The Importance of Play – An afterthought
After I wrote yesterday’s post I had a quiet time and an opportunity to think about what I had read, and then written here at The Patch.
It came as a surprise to me, but when I thought about my younger school days, say up to the age of 12, the dominant memories are of times of play. I had never really given it any thought until yesterday.
At primary school my memories are of playing What’s the Time Mr Wolf? when I would have been 5 or 6 and still in the junior section of the school. Playing on the jungle gym and hanging upside down with friends as I grew or with one of my best friends playing tippeny runs and soccer with the boys out on the playing fields.
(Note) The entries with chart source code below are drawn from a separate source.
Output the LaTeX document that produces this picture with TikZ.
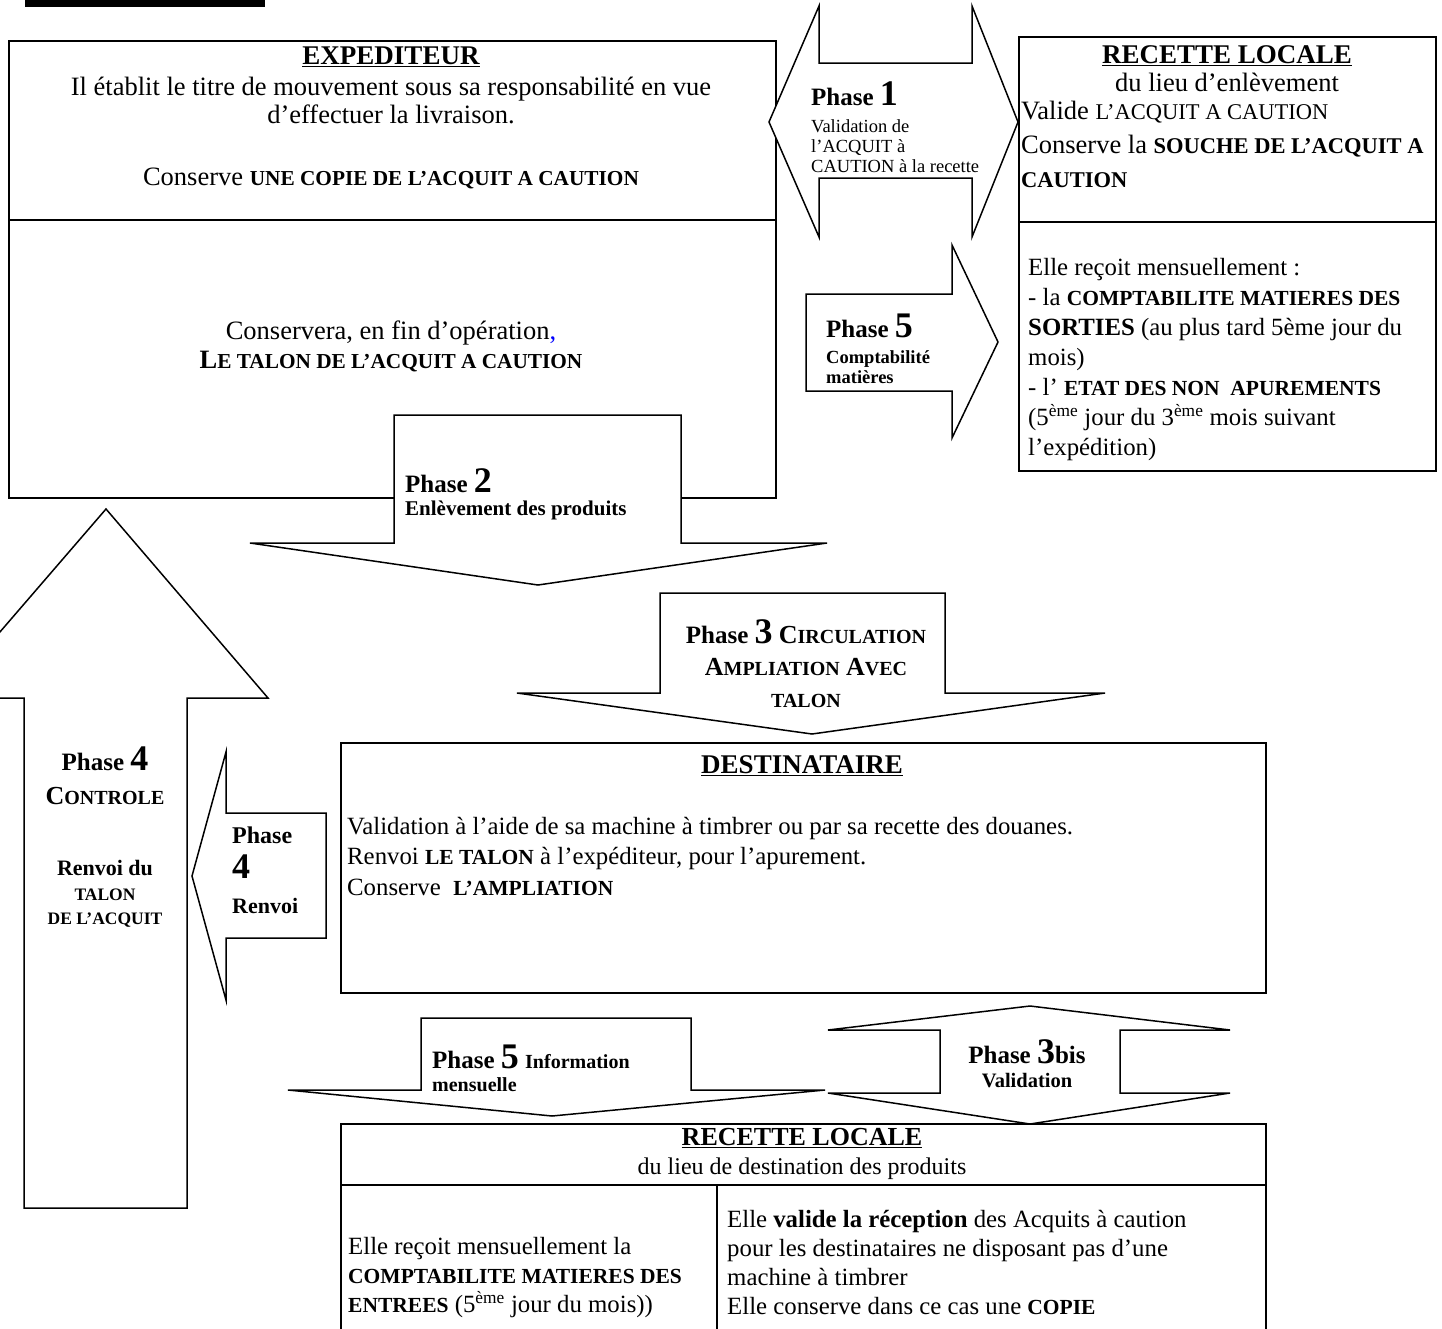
\documentclass[tikz,border=0pt]{standalone}
\usepackage{fontspec}
\setmainfont{Liberation Serif}
\usepackage{xcolor}
\newcommand\phdig[1]{{\fontsize{36}{36}\selectfont #1}}
\newcommand\smcp[1]{{\fontsize{20}{20}\selectfont #1}}
\newcommand\bgcp[1]{{\fontsize{26}{26}\selectfont #1}}
\newcommand\smA[1]{{\fontsize{21.3}{21.3}\selectfont #1}}
\newcommand\smB[1]{{\fontsize{21.5}{21.5}\selectfont #1}}
\newcommand\smC[1]{{\fontsize{22.5}{22.5}\selectfont #1}}
\tikzset{
  boxl/.style={line width=2.4pt},
  boxn/.style={draw, line width=2.4pt, inner sep=0pt},
  blk/.style={draw, fill=white, line width=1.5pt, line join=miter},
  tbL/.style={inner sep=0pt, font=\fontsize{26.5}{28}\selectfont},
  tb/.style={inner sep=0pt, font=\fontsize{24.8}{29}\selectfont},
  hd/.style={inner sep=0pt, font=\fontsize{27}{30}\selectfont\bfseries},
  ph/.style={inner sep=0pt, font=\fontsize{25}{25}\selectfont\bfseries},
  sml/.style={inner sep=0pt, font=\fontsize{18.5}{20}\selectfont},
}
\begin{document}
\begin{tikzpicture}[x=1pt,y=-1pt]
\useasboundingbox (0,0) rectangle (1442,1328);
% top bar
\fill (25,0) rectangle (265,7);
% boxes
\node[boxn, anchor=north west, minimum width=767pt, minimum height=457pt] (expbox) at (8,40) {};
\draw[boxl] (8,220) -- (775,220);
\node[boxn, anchor=north west, minimum width=417pt, minimum height=434pt] (rlbox) at (1018,36) {};
\draw[boxl] (1018,222) -- (1435,222);
\node[boxn, anchor=north west, minimum width=925pt, minimum height=250pt] (dsbox) at (340,742) {};
\node[boxn, anchor=north west, minimum width=925pt, minimum height=320pt] (rbbox) at (340,1123) {};
\draw[boxl] (340,1185) -- (1265,1185);
\draw[boxl] (717,1185) -- (717,1450);
% block arrows
\draw[blk] (769,122) -- (819,6) -- (819,63) -- (972,63) -- (972,6) -- (1018,122) -- (972,237) -- (972,178) -- (819,178) -- (819,237) -- cycle;
\draw[blk] (806,294) -- (952,294) -- (952,245) -- (998,342) -- (952,438) -- (952,391) -- (806,391) -- cycle;
\draw[blk] (394,415) -- (681,415) -- (681,543) -- (827,543) -- (538,585) -- (250,543) -- (394,543) -- cycle;
\draw[blk] (660,593) -- (945,593) -- (945,693) -- (1105,693) -- (812,734) -- (517,693) -- (660,693) -- cycle;
\draw[blk] (106,509) -- (268,698) -- (187,698) -- (187,1208) -- (24,1208) -- (24,698) -- (-57,698) -- cycle;
\draw[blk] (192,876) -- (226,752) -- (226,813) -- (326,813) -- (326,938) -- (226,938) -- (226,1000) -- cycle;
\draw[blk] (421,1018) -- (691,1018) -- (691,1090) -- (825,1090) -- (552,1116) -- (288,1090) -- (421,1090) -- cycle;
\draw[blk] (1030,1006) -- (1230,1030) -- (1120,1030) -- (1120,1093) -- (1230,1093) -- (1030,1124) -- (828,1093) -- (940,1093) -- (940,1030) -- (828,1030) -- cycle;
% EXPEDITEUR texts
\node[hd] (expT) at (391,57) {\underline{EXPEDITEUR}};
\node[tbL, align=center] (expA) at (391,100) {Il établit le titre de mouvement sous sa responsabilité en vue\\d’effectuer la livraison.};
\node[tbL] (expB) at (391,178) {Conserve {\bfseries\smA{UNE COPIE DE L’ACQUIT A CAUTION}}};
\node[tbL, align=center, font=\fontsize{26.5}{29}\selectfont] (expC) at (391,346) {Conservera, en fin d’opération\textcolor{blue}{,}\\{\bfseries L\smA{E TALON DE L’ACQUIT A CAUTION}}};
% RECETTE LOCALE top
\node[hd] (rlT) at (1227,56) {\underline{RECETTE LOCALE}};
\node[tbL] (rlA) at (1227,82) {du lieu d’enlèvement};
\node[tbL, align=left, anchor=west, font=\fontsize{26.5}{34}\selectfont] (rlB) at (1021,144) {Valide \smC{L’ACQUIT A CAUTION}\\Conserve la {\bfseries\smC{SOUCHE DE L’ACQUIT A}}\\{\bfseries\smC{CAUTION}}};
\node[tb, align=left, anchor=west, font=\fontsize{24.8}{30}\selectfont] (rlC) at (1028,360) {Elle reçoit mensuellement :\\- la {\bfseries\smB{COMPTABILITE MATIERES DES}}\\{\bfseries SORTIES} (au plus tard 5ème jour du\\mois)\\- l’ {\bfseries\smB{ETAT DES NON\ \ APUREMENTS}}\\(5\textsuperscript{ème} jour du 3\textsuperscript{ème} mois suivant\\l’expédition)};
% Phase 1
\node[ph, anchor=west] (p1a) at (811,94) {Phase \phdig{1}};
\node[sml, align=left, anchor=west] (p1b) at (811,146) {Validation de\\l’ACQUIT à\\CAUTION à la recette};
% Phase 5 right
\node[ph, anchor=west] (p5a) at (826,326) {Phase \phdig{5}};
\node[inner sep=0pt, font=\fontsize{18.5}{19.5}\selectfont\bfseries, align=left, anchor=west] (p5b) at (826,367) {Comptabilité\\matières};
% Phase 2
\node[ph, anchor=west] (p2a) at (405,481) {Phase \phdig{2}};
\node[inner sep=0pt, font=\fontsize{21}{21}\selectfont\bfseries, anchor=west] (p2b) at (405,510) {Enlèvement des produits};
% Phase 3
\node[ph, align=center, font=\fontsize{25}{32}\selectfont\bfseries] (p3) at (806,664) {Phase \phdig{3} \bgcp{C}\smcp{IRCULATION}\\\bgcp{A}\smcp{MPLIATION} \bgcp{A}\smcp{VEC}\\\smcp{TALON}};
% DESTINATAIRE
\node[hd] (dsT) at (802,766) {\underline{DESTINATAIRE}};
\node[tb, align=left, anchor=west, font=\fontsize{24.8}{30.5}\selectfont] (dsA) at (347,856) {Validation à l’aide de sa machine à timbrer ou par sa recette des douanes.\\Renvoi {\bfseries\smB{LE TALON}} à l’expéditeur, pour l’apurement.\\Conserve\ \ {\bfseries\smB{L’AMPLIATION}}};
% Phase 4 big
\node[ph, align=center, font=\fontsize{25}{34}\selectfont\bfseries] (p4a) at (105,776) {Phase \phdig{4}\\\bgcp{C}\smcp{ONTROLE}};
\node[inner sep=0pt, align=center, font=\fontsize{22}{24.5}\selectfont\bfseries] (p4b) at (105,894) {Renvoi du\\{\fontsize{17.5}{17.5}\selectfont TALON}\\{\fontsize{17.5}{17.5}\selectfont DE L’ACQUIT}};
% Phase 4 small
\node[inner sep=0pt, align=left, anchor=west, font=\fontsize{24}{35}\selectfont\bfseries] (p4c) at (232,870) {Phase\\\phdig{4}\\{\fontsize{22}{22}\selectfont Renvoi}};
% Phase 5 bottom
\node[ph, anchor=west] (p5c) at (432,1057) {Phase \phdig{5} {\fontsize{20}{20}\selectfont Information}};
\node[inner sep=0pt, font=\fontsize{20}{20}\selectfont\bfseries, anchor=west] (p5d) at (432,1085) {mensuelle};
% Phase 3bis
\node[ph] (p3b) at (1027,1052) {Phase \phdig{3}bis};
\node[inner sep=0pt, font=\fontsize{20.5}{20.5}\selectfont\bfseries] (p3c) at (1027,1081) {Validation};
% RECETTE LOCALE bottom
\node[hd, font=\fontsize{26}{30}\selectfont\bfseries] (rbT) at (802,1138) {\underline{RECETTE LOCALE}};
\node[tb, font=\fontsize{24}{29}\selectfont] (rbA) at (802,1169) {du lieu de destination des produits};
\node[tb, align=left, anchor=west] (rbL) at (348,1278) {Elle reçoit mensuellement la\\{\bfseries\smB{COMPTABILITE MATIERES DES}}\\{\bfseries\smB{ENTREES}} (5\textsuperscript{ème} jour du mois))};
\node[tb, align=left, anchor=west] (rbR) at (727,1262) {Elle {\bfseries valide la réception} des Acquits à caution\\pour les destinataires ne disposant pas d’une\\machine à timbrer\\Elle conserve dans ce cas une {\bfseries\smB{COPIE}}};
\end{tikzpicture}
\end{document}
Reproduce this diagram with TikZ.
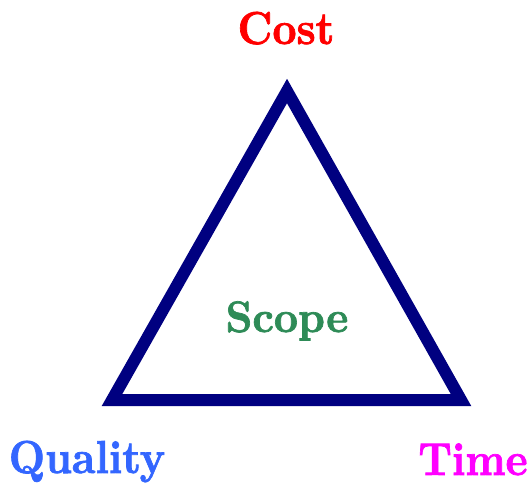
\documentclass[tikz,border=0pt]{standalone}
\usepackage{fontspec}
\usepackage{graphicx}
% heavy display face for the labels
\newfontfamily\heavyface{lmroman10-bold}[Extension=.otf,FakeBold=1.6]
\definecolor{trinavy}{RGB}{0,0,128}
\definecolor{costred}{RGB}{255,0,0}
\definecolor{qualblue}{RGB}{51,102,255}
\definecolor{timemag}{RGB}{255,0,255}
\definecolor{scopegreen}{RGB}{46,139,87}
\begin{document}
\begin{tikzpicture}[x=1pt,y=-1pt,
  label/.style={anchor=base,inner sep=0pt,font=\heavyface\fontsize{42}{42}\selectfont},
  edge/.style={draw=trinavy,line width=12pt,line join=miter}]
\useasboundingbox (0,0) rectangle (532,483);
% corners of the triangle
\coordinate (apex) at (287,91);
\coordinate (left) at (112,400);
\coordinate (right) at (461,400);
\draw[edge] (left) -- (apex) -- (right) -- cycle;
% the four labels
\node[label,text=costred] (cost) at (286,44) {\scalebox{1}[1.1]{Cost}};
\node[label,text=scopegreen] (scope) at (287,332) {\scalebox{1}[1.05]{Scope}};
\node[label,text=qualblue] (quality) at (87,473) {\scalebox{1}[1.1]{Quality}};
\node[label,text=timemag] (time) at (473,475) {\scalebox{1}[1.1]{Time}};
\end{tikzpicture}
\end{document}
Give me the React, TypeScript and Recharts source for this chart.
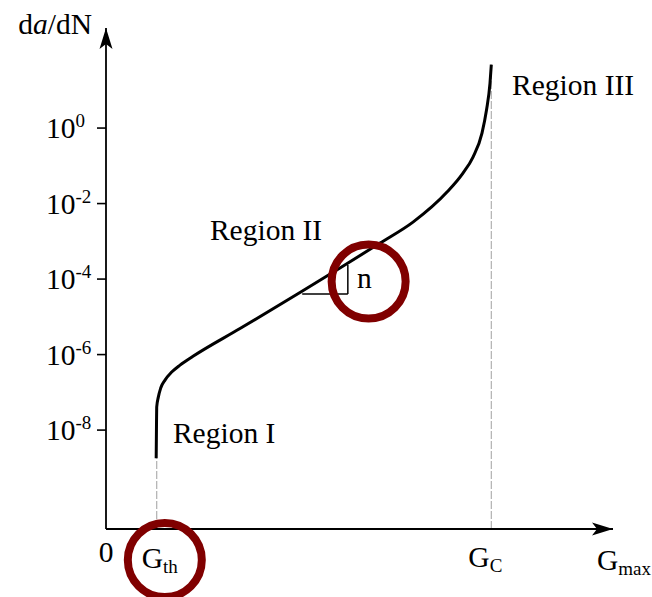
import React from 'react';
import { LineChart, Line, XAxis, YAxis, ReferenceLine, ReferenceDot } from 'recharts';

// Fatigue crack growth curve: crack growth rate da/dN vs. maximum energy release rate G_max
const gMax = [
  0.99, 0.995, 1.0, 1.032, 1.079, 1.164, 1.296, 1.46, 1.716, 2.643, 3.826, 4.615, 5.404,
  6.055, 6.726, 7.041, 7.239, 7.416, 7.505, 7.574, 7.6,
];
const crackRate = [
  1.8e-9, 1.0e-8, 4.06e-8, 7.48e-8, 1.3e-7, 2.11e-7, 3.44e-7, 5.27e-7, 9.0e-7, 4.89e-6, 4.39e-5,
  1.96e-4, 8.99e-4, 3.23e-3, 2.02e-2, 6.43e-2, 0.171, 0.737, 3.0, 15.6, 48,
];

const G_TH = 1.0;
const G_C = 7.6;

const xDomain = [0, 10];
const yDomain = [2.4e-11, 447];

const yTicks = [1e-8, 1e-6, 1e-4, 1e-2, 1];
const xTicks = [0, G_TH, G_C, 10];
const xTickMain = ['0', 'G', 'G', 'G'];
const xTickSub = ['', 'th', 'C', 'max'];

const regionNames = ['Region I', 'Region II', 'Region III'];
const regionX = [1.32, 2.05, 8.01];
const regionY = [4.5e-9, 1.07e-3, 7.5];

// slope triangle on the Paris-law segment
const slopeX = [3.87, 4.77];
const slopeY = [4.0e-5, 2.35e-4];
const slopeLabel = { text: 'n', x: 4.95, y: 5.8e-5 };

// highlight rings
const ringX = [1.16, 5.18];
const ringY = [3.6e-12, 8.6e-5];

const data = gMax.map((g, i) => ({ g, rate: crackRate[i] }));

const FONT = '"Liberation Serif", "Times New Roman", serif';
const SIZE = 29.5;
const SMALL = 19;
const RING = '#800000';

const YTick = (props: any) => {
  const { x, y, payload } = props;
  const exp = Math.round(Math.log10(payload.value));
  return (
    <text x={x - 49} y={y + 10} fontFamily={FONT} fontSize={SIZE} fill="#000" textAnchor="start">
      <tspan>10</tspan>
      <tspan dy={-11} fontSize={SMALL}>{exp === 0 ? '0' : `-${Math.abs(exp)}`}</tspan>
    </text>
  );
};

const xShift = [0, -15, -23, -16];
const xDrop = [33, 39, 38, 41];

const XTick = (props: any) => {
  const { x, y, index } = props;
  const i = index;
  const sub = xTickSub[i];
  return (
    <text
      x={x + xShift[i]}
      y={y + xDrop[i]}
      fontFamily={FONT}
      fontSize={SIZE}
      fill="#000"
      textAnchor={sub ? 'start' : 'middle'}
    >
      <tspan>{xTickMain[i]}</tspan>
      {sub ? (
        <tspan dy={5} fontSize={SMALL}>
          {sub}
        </tspan>
      ) : null}
    </text>
  );
};

const textShape = (content: React.ReactNode, anchor: string = 'start') => (p: any) => (
  <text x={p.cx} y={p.cy} fontFamily={FONT} fontSize={SIZE} fill="#000" textAnchor={anchor}>
    {content}
  </text>
);

const upArrow = (p: any) => (
  <path
    d={`M${p.cx},${p.cy} L${p.cx - 6.5},${p.cy + 21} L${p.cx},${p.cy + 16} L${p.cx + 6.5},${p.cy + 21} Z`}
    fill="#000"
    stroke="none"
  />
);

const rightArrow = (p: any) => (
  <path
    d={`M${p.cx},${p.cy} L${p.cx - 21},${p.cy - 6.5} L${p.cx - 16},${p.cy} L${p.cx - 21},${p.cy + 6.5} Z`}
    fill="#000"
    stroke="none"
  />
);

export default function App() {
  return (
    <div style={{ position: 'absolute', left: 0, top: 0, width: 652, height: 597, background: '#fff' }}>
      <LineChart width={652} height={597} data={data} margin={{ top: 28, right: 39, bottom: 38, left: 46 }}>
        <XAxis
          dataKey="g"
          type="number"
          domain={xDomain}
          ticks={xTicks}
          allowDataOverflow
          height={30}
          tickLine={false}
          tickSize={0}
          tickMargin={0}
          tick={<XTick />}
          axisLine={{ stroke: '#000', strokeWidth: 2 }}
          interval={0}
        />
        <YAxis
          type="number"
          scale="log"
          domain={yDomain}
          ticks={yTicks}
          allowDataOverflow
          width={60}
          tickSize={9}
          tickMargin={2}
          tickLine={{ stroke: '#000', strokeWidth: 1.6 }}
          axisLine={{ stroke: '#000', strokeWidth: 1.8 }}
          tick={<YTick />}
          interval={0}
        />
        <ReferenceLine
          segment={[{ x: G_TH, y: yDomain[0] }, { x: G_TH, y: crackRate[0] }]}
          stroke="#b0b0b0"
          strokeWidth={1.2}
          strokeDasharray="8 2"
        />
        <ReferenceLine
          segment={[{ x: G_C, y: yDomain[0] }, { x: G_C, y: crackRate[crackRate.length - 1] }]}
          stroke="#b0b0b0"
          strokeWidth={1.2}
          strokeDasharray="8 2"
        />
        <ReferenceLine
          segment={[{ x: slopeX[0], y: slopeY[0] }, { x: slopeX[1], y: slopeY[0] }]}
          stroke="#000"
          strokeWidth={1.5}
        />
        <ReferenceLine
          segment={[{ x: slopeX[1], y: slopeY[0] }, { x: slopeX[1], y: slopeY[1] }]}
          stroke="#000"
          strokeWidth={1.5}
        />
        <Line
          dataKey="rate"
          type="monotone"
          stroke="#000"
          strokeWidth={3}
          dot={false}
          activeDot={false}
          isAnimationActive={false}
        />
        {regionNames.map((name, i) => (
          <ReferenceDot
            key={name}
            x={regionX[i]}
            y={regionY[i]}
            ifOverflow="visible"
            shape={textShape(name)}
          />
        ))}
        <ReferenceDot x={slopeLabel.x} y={slopeLabel.y} ifOverflow="visible" shape={textShape(slopeLabel.text)} />
        <ReferenceDot
          x={-0.276}
          y={309}
          ifOverflow="visible"
          shape={textShape(
            <>
              <tspan>d</tspan>
              <tspan fontStyle="italic">a</tspan>
              <tspan>/dN</tspan>
            </>,
            'end'
          )}
        />
        {ringX.map((rx, i) => (
          <ReferenceDot
            key={`ring-${i}`}
            x={rx}
            y={ringY[i]}
            r={37}
            ifOverflow="visible"
            fill="none"
            stroke={RING}
            strokeWidth={8}
          />
        ))}
        <ReferenceDot x={xDomain[0]} y={yDomain[1]} ifOverflow="visible" shape={upArrow} />
        <ReferenceDot x={xDomain[1]} y={yDomain[0]} ifOverflow="visible" shape={rightArrow} />
      </LineChart>
    </div>
  );
}
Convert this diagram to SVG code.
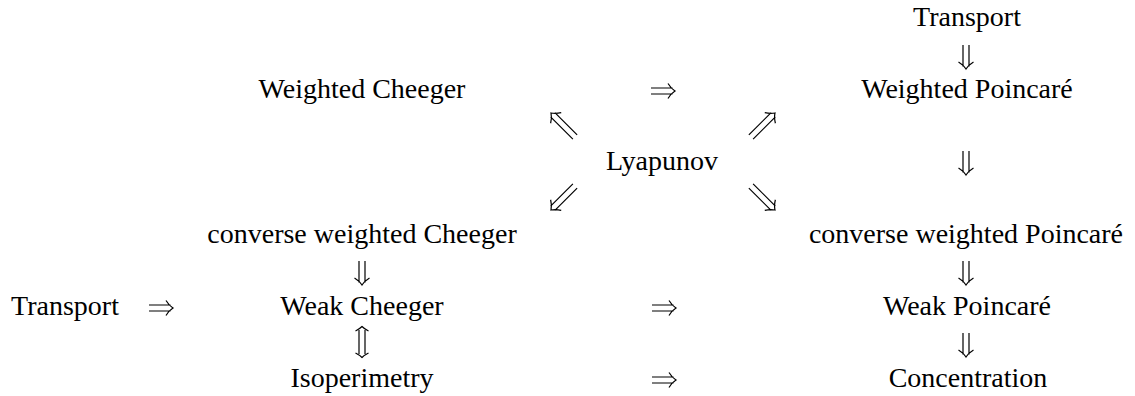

At Intermediate my memories involve playing bull rush behind our classroom, before it was banned in schools. We also went through a period of trying to build human pyramids during our lunch breaks.
The only other strong memories relate to aspects of school that involved personal responsibility or achievement. Taking my pocket money to school each week as a 7 or 8 year old and filling out the deposit slips as part of the Post Office Savings scheme that ran in schools here when I was a nipper; being bell monitor and using my own watch to keep track of the end of lunch breaks; being part of an advanced reading group and being able to sit under the trees outside to do this class. At Intermediate it was taking my turn as lunch monitor, collecting everyone’s order and money in the morning and then getting their lunches from the canteen at lunch.
At no point do I have any real, strong memories of the “learning” parts of school.
At least from the years before High School. Yet clearly I learned to read and write, do basic maths and such like.
If I think about my life out of school through the same time frame, then it was all about playing. The games my best friend and I played out the back of our houses in the local church’s big back parking lot. War games, cowboys and indians, The Dukes of Hazard, (okay so that not only dates me, but sounds kind of sad all these years later) and more of the same and similar. Fantasies and collaborative expressions of creativity of all sorts.
This playfulness seems to stop dead when I begin to think of my years at high school. I don’t know if this is a function of the change of attitude and more academic focus around this age, or if it is purely the result of a natural developmental progression. More reading will be required on this, I think.
How about you? What are your dominant memories of childhood?
Play. Learning. Or something completely different.